90 Unbearably Long and Lonely Days
The discipline of determination is something that I have wrestled with many times over. Many years ago as a young woman I spent three months care-taking a huge, wild, and beautiful ranch in a little known corner of the world called Pink Mountain in Northern British Columbia, Canada. It was the middle of winter and the ranch was at the end of long valley road. I had no vehicle only a snow machine and my nearest neighbors lived ten miles farther up the valley, even more remotely than the ranch I was care-taking. In fact, to my knowledge they were the last people in B.C. to make their living solely as trappers.
One of the things I discovered during that three months season of loneliness is that when you are determined, you can do a whole lot more than you think you can. The key is to act one day at a time. I rarely saw anyone during those three months: a couple times a week my trapper friends might stop in for lunch or coffee, and every now and then a stranger showed up or my family made the trek from the city to see me. My job was simply to stay on the ranch and make sure the water pump didn’t freeze when it was 40 below zero and make sure that no one vandalized the property. Ultimately, I was tasked with enduring through the loneliest of jobs in the world with my dog as my only companion and protector. What started as a two-week commitment ultimately engaged me for 90 long, unbearably lonely days.
The Discipline of Determination
Determination is a curious thing. It is a prized virtue but difficult to acquire. And, in the microwave society that we live in it has become more elusive than ever before. The hardest job I ever had in my life became the proving ground for the prized virtue of determination. And my mind was the battleground because after a short time I wanted to quit every day. Although at the time it felt like survival, ironically, I have to come reflect on this season of my life as a time of extraordinary transformation.
Here are some of the words from my journal that fueled me in the dark days during that long cold winter. I failed to record the author’s name so I can not give them the proper credit. But, these words gave me courage to finish a daunting commitment and I pray that these words encourage you no matter what you face today.
“In the preparatory time of life the real job is not what you are working on, but what it is doing to you. You start it with a great gush of interest….then suddenly it goes stale – and you quit. Or you find that your plan is wrong – and you quit. All you have as profit from your effort is the knowledge of how to quit. “Well,” you say, “that thing wasn’t worth it.” Quite probably, but you are, and that’s the whole point.
Mr. Ford told me that when he was making his first car he was enthusiastically looking forward to great results. Then the thrill and interest evaporated because he’d gone far enough to see how he could build a second and better car, and the glowing new vision got in the way of his work. Some untaught inner wisdom must have warned him, for he forced himself on. He soon discovered he was learning more and more about his second car by going on to complete the first. He realized (by the strength of the temptation to quit) that it was precisely that -a temptation to quit, not merely an urge to do better – and had he yielded, he might have failed to finish the second car.

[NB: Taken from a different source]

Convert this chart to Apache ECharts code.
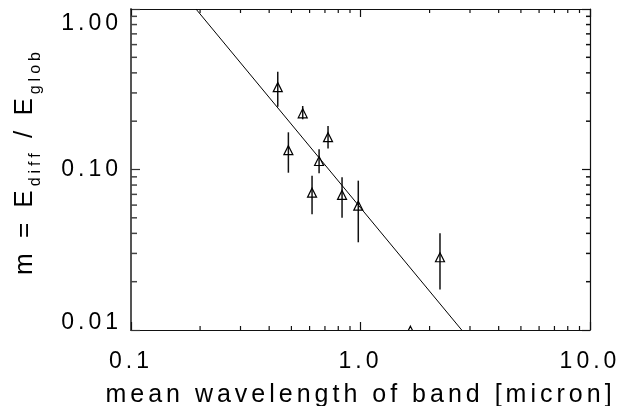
<!DOCTYPE html>
<html>
<head>
<meta charset="utf-8">
<script src="https://cdn.jsdelivr.net/npm/echarts@6/dist/echarts.min.js"></script>
<style>
html,body{margin:0;padding:0;background:#fff;}
#main{width:629px;height:406px;}
</style>
</head>
<body>
<div id="main"></div>
<script>
// ---- data ----
const wavelength = [0.436, 0.560, 0.485, 0.722, 0.660, 0.615, 0.831, 0.978, 2.22, 1.65];
const mValue     = [0.326, 0.224, 0.132, 0.159, 0.113, 0.0717, 0.0694, 0.0595, 0.0284, 0.0099];
const mLow       = [0.246, 0.2055, 0.0955, 0.135, 0.0947, 0.0526, 0.0501, 0.0352, 0.0179, 0.0099];
const mHigh      = [0.406, 0.2486, 0.1705, 0.1866, 0.1336, 0.0915, 0.0894, 0.0852, 0.0400, 0.0099];
const fitX = [0.1919, 2.76];
const fitY = [1.0, 0.01];
const xRange = [0.1, 10];
const yRange = [0.01, 1.0];
const xMinorTicks = [0.2,0.3,0.4,0.5,0.6,0.7,0.8,0.9,2,3,4,5,6,7,8,9];
const yMinorTicks = [0.02,0.03,0.04,0.05,0.06,0.07,0.08,0.09,0.2,0.3,0.4,0.5,0.6,0.7,0.8,0.9];
const xTitle = 'mean wavelength of band [micron]';

// wide tracking like the original plotting font
const LS = 4;
(function(){
  const P = CanvasRenderingContext2D.prototype;
  const f = P.fillText, s = P.strokeText;
  P.fillText = function(){ this.letterSpacing = LS + 'px'; return f.apply(this, arguments); };
  P.strokeText = function(){ this.letterSpacing = LS + 'px'; return s.apply(this, arguments); };
})();

const FONT = 'Liberation Sans';
const chart = echarts.init(document.getElementById('main'), null, {renderer:'canvas'});

function tok(n){ return LS * n / 2; }

const points = wavelength.map((x,i)=>[x, mValue[i], mLow[i], mHigh[i]]);
const fitData = fitX.map((x,i)=>[x, fitY[i]]);
const TRI = 4.5; // half size of the triangle marker

const option = {
  animation: false,
  backgroundColor: '#fff',
  textStyle: {fontFamily: FONT, color: '#000'},
  grid: {left: 131, right: 39, top: 9, bottom: 76, containLabel: false, outerBoundsMode: 'none'},
  xAxis: [
    {
      type: 'log', logBase: 10, min: xRange[0], max: xRange[1],
      position: 'bottom',
      axisLine: {show: true, lineStyle: {color: '#111', width: 1.2}},
      axisTick: {show: true, inside: true, length: 8, lineStyle: {color: '#111', width: 1.2}},
      splitLine: {show: false},
      axisLabel: {
        show: true, margin: 20, fontSize: 23, fontFamily: FONT, color: '#000',
        formatter: v => Number(v).toFixed(1)
      },
      name: xTitle, nameLocation: 'middle', nameGap: 53,
      nameTextStyle: {fontSize: 25, fontFamily: FONT, color: '#000'}
    },
    {
      type: 'log', logBase: 10, min: xRange[0], max: xRange[1],
      position: 'top',
      axisLine: {show: true, lineStyle: {color: '#111', width: 1.2}},
      axisTick: {show: true, inside: true, length: 8, lineStyle: {color: '#111', width: 1.2}},
      splitLine: {show: false},
      axisLabel: {show: false}
    }
  ],
  yAxis: [
    {
      type: 'log', logBase: 10, min: yRange[0], max: yRange[1],
      position: 'left',
      axisLine: {show: true, lineStyle: {color: '#555', width: 2}},
      axisTick: {show: true, inside: true, length: 9, lineStyle: {color: '#333', width: 1.2}},
      splitLine: {show: false},
      axisLabel: {
        show: true, margin: 9, fontSize: 23, fontFamily: FONT, color: '#000',
        formatter: function(v){
          const s = Number(v).toFixed(2);
          if (Math.abs(v - yRange[1]) < 1e-9) return '{hi|' + s + '}';
          if (Math.abs(v - yRange[0]) < 1e-12) return '{lo|' + s + '}';
          return '{md|' + s + '}';
        },
        rich: {
          hi: {fontSize: 23, fontFamily: FONT, padding: [30, 0, 0, 0]},
          lo: {fontSize: 23, fontFamily: FONT, padding: [0, 0, 14, 0]},
          md: {fontSize: 23, fontFamily: FONT}
        }
      },
      name: '{a|m = E}{s|diff}{a2| / E}{s|glob}',
      nameLocation: 'middle', nameRotate: 90, nameGap: 93,
      nameTextStyle: {
        fontSize: 26, fontFamily: FONT, color: '#000', padding: [0, 0, 0, 16],
        rich: {
          a:  {fontSize: 26, lineHeight: 26, fontFamily: FONT, align: 'center', padding: [0, tok(5), 0, tok(5)]},
          a2: {fontSize: 26, lineHeight: 26, fontFamily: FONT, align: 'center', padding: [0, tok(4), 0, tok(4)]},
          s:  {fontSize: 16, lineHeight: 16, fontFamily: FONT, align: 'center', padding: [21, tok(4), 0, tok(4)]}
        }
      }
    },
    {
      type: 'log', logBase: 10, min: yRange[0], max: yRange[1],
      position: 'right',
      axisLine: {show: true, lineStyle: {color: '#111', width: 1.2}},
      axisTick: {show: true, inside: true, length: 8, lineStyle: {color: '#111', width: 1.2}},
      splitLine: {show: false},
      axisLabel: {show: false}
    }
  ],
  series: [
    {
      name: 'xMinor', type: 'custom', xAxisIndex: 0, yAxisIndex: 0, silent: true,
      data: xMinorTicks.map(v => [v, yRange[0]]),
      renderItem: function(params, api){
        const v = api.value(0);
        const b = api.coord([v, yRange[0]]);
        const t = api.coord([v, yRange[1]]);
        const st = {stroke: '#111', lineWidth: 1.2};
        return {type: 'group', children: [
          {type: 'line', shape: {x1: b[0], y1: b[1], x2: b[0], y2: b[1] - 4}, style: st},
          {type: 'line', shape: {x1: t[0], y1: t[1], x2: t[0], y2: t[1] + 4}, style: st}
        ]};
      }
    },
    {
      name: 'yMinor', type: 'custom', xAxisIndex: 0, yAxisIndex: 0, silent: true,
      data: yMinorTicks.map(v => [xRange[0], v]),
      renderItem: function(params, api){
        const v = api.value(1);
        const l = api.coord([xRange[0], v]);
        const r = api.coord([xRange[1], v]);
        return {type: 'group', children: [
          {type: 'line', shape: {x1: l[0], y1: l[1], x2: l[0] + 6, y2: l[1]}, style: {stroke: '#444', lineWidth: 1.5}},
          {type: 'line', shape: {x1: r[0], y1: r[1], x2: r[0] - 4, y2: r[1]}, style: {stroke: '#111', lineWidth: 1.5}}
        ]};
      }
    },
    {
      name: 'fit', type: 'line', xAxisIndex: 0, yAxisIndex: 0,
      data: fitData, symbol: 'none', clip: true,
      lineStyle: {color: '#000', width: 1}
    },
    {
      name: 'm', type: 'custom', xAxisIndex: 0, yAxisIndex: 0, clip: true,
      data: points, encode: {x: 0, y: 1},
      renderItem: function(params, api){
        const x = api.value(0);
        const c = api.coord([x, api.value(1)]);
        const lo = api.coord([x, api.value(2)]);
        const hi = api.coord([x, api.value(3)]);
        return {type: 'group', children: [
          {type: 'line', shape: {x1: lo[0], y1: lo[1], x2: hi[0], y2: hi[1]},
           style: {stroke: '#111', lineWidth: 1.5}},
          {type: 'polygon', shape: {points: [[c[0], c[1] - TRI], [c[0] + TRI, c[1] + TRI], [c[0] - TRI, c[1] + TRI]]},
           style: {fill: 'none', stroke: '#000', lineWidth: 1.2}}
        ]};
      }
    }
  ]
};
chart.setOption(option);
</script>
</body>
</html>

Another reason to quit is not because we think we see something better, but because we see nothing at all; -so why continue? Well, was this thing laid on you to do? Were your motives sound? Had you a clear right and a clear reason to start it? Very well – what has happened? Oh, a cloud has settled down and you cannot see? Well many a man has never seen the light he needed, or the work he needed, until he entered that cloud and walked through it. Following faithfully on never leads anyone into permanent darkness. But, for the quitter, all he’ll likely get is a stronger habit of quitting and a lower place to begin again. The man who will not give up, even if he fail of his objective, is led through to another objective; the man who hangs on as if he were paid to hang on can always start again at par or better – he has strengthened himself.
Most of us are where we are for a very good reason. This is our past which has no one to hold it but us. If we abandon it, we discover that it is something in ourselves we abandon. Just keeping on, through the most hopeless aspect of keeping on, may be the most important act of one’s career. The last dejected effort often becomes the winning stroke! Most people have quit too soon. Another week; a few more good licks; standing by just a little longer – and the whole situation would have opened into a larger phase.
The theatre of this drama is ourselves; the mind may forge a circumstance into a shackle, or it may lift us into the sphere where events are plastic. The power of courage and endurance to rearrange our whole relation to events is proved daily as one of our commonest experiences
In its loveliest form, this compulsion, this power, is simply the act of hanging on, plodding on, doggedly forcing oneself on for yet one hour or one more day. Quitting makes a dead end of any road -often just as it was ready to open. Transfer if you must; catch another wave-length; change your level to a higher one, but don’t quit -it is always to soon to quit.”
There are countless opportunities in our lives to become a finisher or to become a quitter. Choose to build the discipline of determination. Choose to be a finisher.